------ Raw data ------
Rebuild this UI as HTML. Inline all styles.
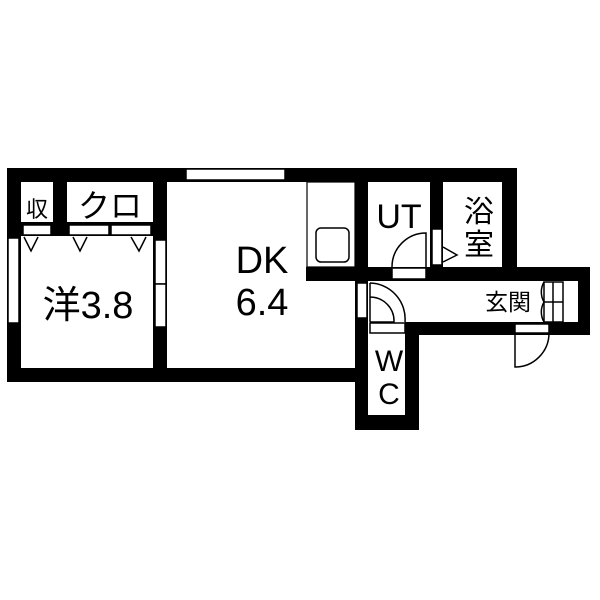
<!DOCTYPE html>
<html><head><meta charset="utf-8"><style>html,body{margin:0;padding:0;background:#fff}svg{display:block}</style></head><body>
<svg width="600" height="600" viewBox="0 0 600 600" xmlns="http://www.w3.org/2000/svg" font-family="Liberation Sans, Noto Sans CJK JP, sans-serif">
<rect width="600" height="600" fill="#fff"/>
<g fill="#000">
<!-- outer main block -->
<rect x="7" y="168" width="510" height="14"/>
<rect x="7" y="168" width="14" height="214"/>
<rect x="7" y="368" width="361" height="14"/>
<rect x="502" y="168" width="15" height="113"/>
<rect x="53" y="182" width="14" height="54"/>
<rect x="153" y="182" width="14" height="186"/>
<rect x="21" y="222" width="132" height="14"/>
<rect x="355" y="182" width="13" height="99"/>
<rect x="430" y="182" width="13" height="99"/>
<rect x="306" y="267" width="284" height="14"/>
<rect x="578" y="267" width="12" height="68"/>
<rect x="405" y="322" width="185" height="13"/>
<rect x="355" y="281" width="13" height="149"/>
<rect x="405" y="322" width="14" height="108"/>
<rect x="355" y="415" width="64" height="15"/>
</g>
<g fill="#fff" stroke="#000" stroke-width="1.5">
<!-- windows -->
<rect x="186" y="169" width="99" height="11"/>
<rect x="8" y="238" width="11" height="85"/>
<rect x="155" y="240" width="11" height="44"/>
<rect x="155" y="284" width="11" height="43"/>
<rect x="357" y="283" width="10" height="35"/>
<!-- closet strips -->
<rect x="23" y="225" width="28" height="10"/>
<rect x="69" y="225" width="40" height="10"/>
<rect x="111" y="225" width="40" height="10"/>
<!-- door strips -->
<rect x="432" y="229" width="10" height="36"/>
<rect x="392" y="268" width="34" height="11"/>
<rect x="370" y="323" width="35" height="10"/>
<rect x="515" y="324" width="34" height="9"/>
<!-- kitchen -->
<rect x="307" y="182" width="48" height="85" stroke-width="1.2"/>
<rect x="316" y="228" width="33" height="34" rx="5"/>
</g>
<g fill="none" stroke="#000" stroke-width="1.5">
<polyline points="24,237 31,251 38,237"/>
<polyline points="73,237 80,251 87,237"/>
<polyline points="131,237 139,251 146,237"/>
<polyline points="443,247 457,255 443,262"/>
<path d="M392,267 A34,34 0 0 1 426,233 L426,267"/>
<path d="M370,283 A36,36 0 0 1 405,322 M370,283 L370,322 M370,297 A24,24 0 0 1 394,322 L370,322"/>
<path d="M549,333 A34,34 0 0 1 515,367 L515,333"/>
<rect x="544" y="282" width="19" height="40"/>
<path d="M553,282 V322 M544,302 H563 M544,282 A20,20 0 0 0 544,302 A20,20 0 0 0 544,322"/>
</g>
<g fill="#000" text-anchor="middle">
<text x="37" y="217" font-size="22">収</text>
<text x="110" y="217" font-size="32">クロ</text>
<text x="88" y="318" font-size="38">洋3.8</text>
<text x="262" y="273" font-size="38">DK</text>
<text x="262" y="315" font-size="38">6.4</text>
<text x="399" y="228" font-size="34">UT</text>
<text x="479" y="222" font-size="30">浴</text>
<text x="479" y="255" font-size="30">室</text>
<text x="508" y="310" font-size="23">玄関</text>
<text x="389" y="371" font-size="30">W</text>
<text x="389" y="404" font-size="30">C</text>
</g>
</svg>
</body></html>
------
What to work on —
Repeat the data exactly, excluding the pictures.

Output below —
Rebuild this UI as HTML. Inline all styles.
<!DOCTYPE html>
<html><head><meta charset="utf-8"><style>html,body{margin:0;padding:0;background:#fff}svg{display:block}</style></head><body>
<svg width="600" height="600" viewBox="0 0 600 600" xmlns="http://www.w3.org/2000/svg" font-family="Liberation Sans, Noto Sans CJK JP, sans-serif">
<rect width="600" height="600" fill="#fff"/>
<g fill="#000">
<!-- outer main block -->
<rect x="7" y="168" width="510" height="14"/>
<rect x="7" y="168" width="14" height="214"/>
<rect x="7" y="368" width="361" height="14"/>
<rect x="502" y="168" width="15" height="113"/>
<rect x="53" y="182" width="14" height="54"/>
<rect x="153" y="182" width="14" height="186"/>
<rect x="21" y="222" width="132" height="14"/>
<rect x="355" y="182" width="13" height="99"/>
<rect x="430" y="182" width="13" height="99"/>
<rect x="306" y="267" width="284" height="14"/>
<rect x="578" y="267" width="12" height="68"/>
<rect x="405" y="322" width="185" height="13"/>
<rect x="355" y="281" width="13" height="149"/>
<rect x="405" y="322" width="14" height="108"/>
<rect x="355" y="415" width="64" height="15"/>
</g>
<g fill="#fff" stroke="#000" stroke-width="1.5">
<!-- windows -->
<rect x="186" y="169" width="99" height="11"/>
<rect x="8" y="238" width="11" height="85"/>
<rect x="155" y="240" width="11" height="44"/>
<rect x="155" y="284" width="11" height="43"/>
<rect x="357" y="283" width="10" height="35"/>
<!-- closet strips -->
<rect x="23" y="225" width="28" height="10"/>
<rect x="69" y="225" width="40" height="10"/>
<rect x="111" y="225" width="40" height="10"/>
<!-- door strips -->
<rect x="432" y="229" width="10" height="36"/>
<rect x="392" y="268" width="34" height="11"/>
<rect x="370" y="323" width="35" height="10"/>
<rect x="515" y="324" width="34" height="9"/>
<!-- kitchen -->
<rect x="307" y="182" width="48" height="85" stroke-width="1.2"/>
<rect x="316" y="228" width="33" height="34" rx="5"/>
</g>
<g fill="none" stroke="#000" stroke-width="1.5">
<polyline points="24,237 31,251 38,237"/>
<polyline points="73,237 80,251 87,237"/>
<polyline points="131,237 139,251 146,237"/>
<polyline points="443,247 457,255 443,262"/>
<path d="M392,267 A34,34 0 0 1 426,233 L426,267"/>
<path d="M370,283 A36,36 0 0 1 405,322 M370,283 L370,322 M370,297 A24,24 0 0 1 394,322 L370,322"/>
<path d="M549,333 A34,34 0 0 1 515,367 L515,333"/>
<rect x="544" y="282" width="19" height="40"/>
<path d="M553,282 V322 M544,302 H563 M544,282 A20,20 0 0 0 544,302 A20,20 0 0 0 544,322"/>
</g>
<g fill="#000" text-anchor="middle">
<text x="37" y="217" font-size="22">収</text>
<text x="110" y="217" font-size="32">クロ</text>
<text x="88" y="318" font-size="38">洋3.8</text>
<text x="262" y="273" font-size="38">DK</text>
<text x="262" y="315" font-size="38">6.4</text>
<text x="399" y="228" font-size="34">UT</text>
<text x="479" y="222" font-size="30">浴</text>
<text x="479" y="255" font-size="30">室</text>
<text x="508" y="310" font-size="23">玄関</text>
<text x="389" y="371" font-size="30">W</text>
<text x="389" y="404" font-size="30">C</text>
</g>
</svg>
</body></html>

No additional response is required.